M. Jean-Marc Todeschini. Tout d'abord, je remercie M. Loos de m'avoir répondu. Mais, monsieur le président, vous vous êtes peut-être félicité trop vite, ce matin, de la présence des ministres lors des séances de questions orales, en évoquant le passé. M. Aillagon a affirmé qu'un ministre avait le devoir de venir répondre à un parlementaire. Sans vouloir être désagréable avec M. Loos et même si je peux comprendre les impératifs du ministre des finances j'aurais préféré que M. Mer lui-même me réponde.

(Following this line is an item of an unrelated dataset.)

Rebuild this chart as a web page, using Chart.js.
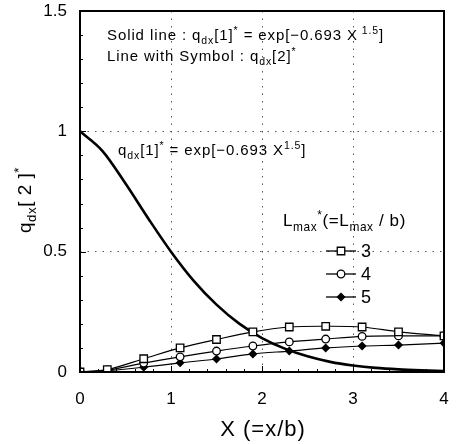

Les Lorrains et les Mosellans jugeront.
Sur le fond, inutile de vous dire, monsieur Loos, que votre réponse ne peut pas convenir aux Mosellans.
Comme je l'ai dit dans mon intervention, des promesses ont été faites. Des réductions de salaires ont été décidées par le passé pour le maintien de cette sidérurgie continentale en Lorraine. Vous n'apportez pas de réponse aux collectivités locales.
Vous vous félicitez de l'annonce par le groupe Arcelor d'une fermeture programmée dans neuf ans. Mais je vous rappelle que cette entreprise réalise en Lorraine des bénéfices de l'ordre de 8 % à 9 %. C'est aujourd'hui qu'il faut prévoir les mécanismes pour sortir de cette mono-industrie.
Les collectivités locales concernées seront frappées de plein fouet. On assistera à des faillites, à des dépôts de bilan.
Si vous ne mettez pas en place dès aujourd'hui les mécanismes qui permettront à ces collectivités locales d'avoir une garantie quant à la réindustrialisation possible de ces sites, dans sept ou huit ans, nous serons plus sinistrés encore qu'à l'heure actuelle.
Vous avez évoqué, monsieur le ministre, les obligations du groupe Arcelor à l'égard de ses salariés. Certes, je sais bien que nous ne sommes pas là en présence de patrons « voyous », mais j'aurais préféré obtenir une réponse plus sérieuse et plus complète sur l'avenir des collectivités territoriales concernées.